Over the past two months, United Nations Special Coordinator Office for the Middle East Peace Process (UNSCO) and Egypt have engaged in diplomatic efforts aimed at restoring calm and returning to the 2014 ceasefire arrangements. I commend these efforts. For the de-escalation to hold, all sides must continue their engagement and do their part.
The Secretary-General has stressed that a negotiated two-state solution remains the only viable way to end the conflict and meet the legitimate aspirations and security needs of both Israelis and Palestinians.
The Secretary-General has repeatedly called on all parties to refrain from unilateral actions that jeopardize prospects for peace and progress.
Continued Israeli settlement expansion in the occupied West Bank, including East Jerusalem, is an impediment to the two-state solution. It is illegal under international law and needs to stop. The return of the Palestinian Government to Gaza is critical not only to help meet Gaza’s humanitarian needs and advance its development objectives, but also the goals of self-determination and statehood.
State-building remains a cornerstone of our efforts to achieve lasting peace and stability. International donors and the parties themselves should meaningfully engage with this critical endeavour. The Palestinian Authority must continue implementing the National Policy Agenda. Progress on the state-building agenda depends on an end to settlement construction, violence, and the revitalization of the Palestinian economy. Concrete steps to prevent territorial fragmentation and increase Palestinian access to Area C must be prioritized.
Excellencies,
An unprecedented reduction in donor funding has brought into question the will and the ability of the international community to effectively respond to the increasing needs on the ground. As a result, this reduction in humanitarian and development assistance to Palestine, will leave a large gap of unmet needs. The impact of funding shortfalls on the economy and humanitarian situation, on the work of UNRWA, other UN Agencies and NGO’s, has and will be significant.
To help mitigate these effects, the UNSCO’s report has highlighted a number of the most critical humanitarian interventions required to support Gaza’s failing energy, water and health networks. The United Nations has also established a Project Management Unit in Gaza to work with Palestinian and Israeli authorities to facilitate the smooth implementation of urgent projects.
We are also supporting the parties to conclude a timely and critical review of the Gaza Reconstruction Mechanism, to improve its functionality, transparency and predictability.

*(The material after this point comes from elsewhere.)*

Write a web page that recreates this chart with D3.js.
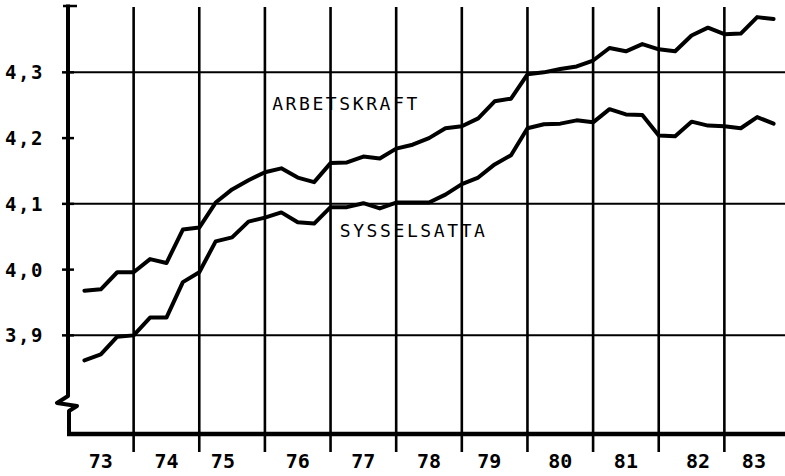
<!DOCTYPE html>
<html>
<head>
<meta charset="utf-8">
<script src="https://cdn.jsdelivr.net/npm/d3@7/dist/d3.min.js"></script>
<style>
  html, body { margin: 0; padding: 0; background: #fff; }
  svg { display: block; }
  text { font-family: "DejaVu Sans Mono", "Liberation Mono", monospace; fill: #000; }
</style>
</head>
<body>
<svg id="chart" width="785" height="476"></svg>
<script>
// ---- data (quarterly, millions of persons) ----
const startYear = 73;        // first year on axis
const endYear = 84;          // axis end
const quarterStart = 73.25;  // first observation (end of 1st quarter 1973)

const arbetskraft = [
  3.968, 3.970, 3.996, 3.996, 4.016, 4.010, 4.061, 4.064,
  4.102, 4.122, 4.136, 4.148, 4.154, 4.140, 4.133, 4.162,
  4.163, 4.172, 4.169, 4.184, 4.190, 4.200, 4.215, 4.218,
  4.230, 4.256, 4.260, 4.297, 4.300, 4.305, 4.309, 4.318,
  4.337, 4.332, 4.343, 4.335, 4.332, 4.356, 4.368, 4.358,
  4.359, 4.384, 4.381
];
const sysselsatta = [
  3.862, 3.871, 3.898, 3.900, 3.927, 3.927, 3.981, 3.996,
  4.043, 4.049, 4.073, 4.079, 4.087, 4.072, 4.070, 4.095,
  4.095, 4.101, 4.093, 4.102, 4.102, 4.102, 4.114, 4.130,
  4.140, 4.160, 4.174, 4.215, 4.221, 4.222, 4.227, 4.224,
  4.244, 4.236, 4.235, 4.204, 4.203, 4.225, 4.219, 4.218,
  4.215, 4.232, 4.222
];
const yearLabels = ["73","74","75","76","77","78","79","80","81","82","83"];
const yearLabelAt = [73.5, 74.5, 75.36, 76.5, 77.5, 78.5, 79.42, 80.5, 81.5, 82.6, 83.45];
const yTickValues = [3.9, 4.0, 4.1, 4.2, 4.3];
const yGridValues = [3.9, 4.1, 4.3];
const yTickLabels = ["3,9", "4,0", "4,1", "4,2", "4,3"];
const seriesLabels = [
  { text: "ARBETSKRAFT", t: 76.11, v: 4.242 },
  { text: "SYSSELSATTA", t: 77.14, v: 4.0496 }
];

// ---- scales ----
const x = d3.scaleLinear().domain([startYear, endYear]).range([68, 790]);
const y = d3.scaleLinear().domain([3.75, 4.40]).range([434, 6.6]);

const svg = d3.select("#chart");

// vertical gridlines at year boundaries
const years = d3.range(startYear + 1, endYear);
svg.append("g").selectAll("line").data(years).join("line")
  .attr("x1", d => x(d)).attr("x2", d => x(d))
  .attr("y1", 7).attr("y2", 452)
  .attr("stroke", "#000").attr("stroke-width", 2.6);

// horizontal gridlines
svg.append("g").selectAll("line").data(yGridValues).join("line")
  .attr("x1", x(startYear)).attr("x2", 785)
  .attr("y1", d => y(d)).attr("y2", d => y(d))
  .attr("stroke", "#000").attr("stroke-width", 2);

// y-axis ticks
svg.append("g").selectAll("line").data(yTickValues).join("line")
  .attr("x1", 62).attr("x2", 74)
  .attr("y1", d => y(d)).attr("y2", d => y(d))
  .attr("stroke", "#000").attr("stroke-width", 2.5);

// y-axis with break
const ax = x(startYear);
svg.append("path")
  .attr("d", `M${ax},${y(4.4) - 2} L${ax},396 L${ax - 11},403 L${ax + 9},406 L${ax + 1},411 L${ax + 1},436`)
  .attr("fill", "none").attr("stroke", "#000").attr("stroke-width", 4)
  .attr("stroke-linejoin", "round");
svg.append("line")
  .attr("x1", ax - 5).attr("x2", ax + 9)
  .attr("y1", 6).attr("y2", 6)
  .attr("stroke", "#000").attr("stroke-width", 2.5);

// x-axis
svg.append("line")
  .attr("x1", ax - 1).attr("x2", 785)
  .attr("y1", y(3.75)).attr("y2", y(3.75))
  .attr("stroke", "#000").attr("stroke-width", 4.5);

// y tick labels
svg.append("g").selectAll("text").data(yTickValues).join("text")
  .attr("x", 5).attr("y", d => y(d) + 7)
  .attr("font-size", 19).attr("font-weight", "bold")
  .attr("letter-spacing", 1.5)
  .text((d, i) => yTickLabels[i]);

// x tick labels
svg.append("g").selectAll("text").data(yearLabels).join("text")
  .attr("x", (d, i) => x(yearLabelAt[i])).attr("y", 468)
  .attr("text-anchor", "middle")
  .attr("font-size", 20).attr("font-weight", "bold")
  .text(d => d);

// lines
const line = d3.line()
  .x((d, i) => x(quarterStart + i * 0.25))
  .y(d => y(d));

[arbetskraft, sysselsatta].forEach(series => {
  svg.append("path")
    .datum(series)
    .attr("d", line)
    .attr("fill", "none")
    .attr("stroke", "#000")
    .attr("stroke-width", 4)
    .attr("stroke-linejoin", "round")
    .attr("stroke-linecap", "round");
});

// series labels
svg.append("g").selectAll("text").data(seriesLabels).join("text")
  .attr("x", d => x(d.t)).attr("y", d => y(d.v))
  .attr("font-size", 18)
  .attr("letter-spacing", 2.6)
  .text(d => d.text);
</script>
</body>
</html>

I would also like to acknowledge UNDP and the World Bank for taking on the challenge of job creation in Gaza, particularly their efforts to prioritize women and youth.
These steps will help advance a number of critical interventions for Gaza. The international community should offer as much support as possible. I welcome the recent announcements of contributions by several Member States and urge additional new funding including for UNRWA.
Excellencies,
The international community has invested extensive resources for years in Palestine’s statehood. Now is not the time to give up. The parties must also realize that donor support will not continue indefinitely without a meaningful political horizon and without resolving the split between Gaza and the West Bank.
We should not lose sight of our central objective: fostering a climate conducive to meaningful negotiations that will end the conflict once and for all. This must be the foundation of all our efforts.
The UN remains committed to support peace efforts leading to a negotiated two-state solution.
I thank you for your continued engagement and support and wish you the best in your deliberations.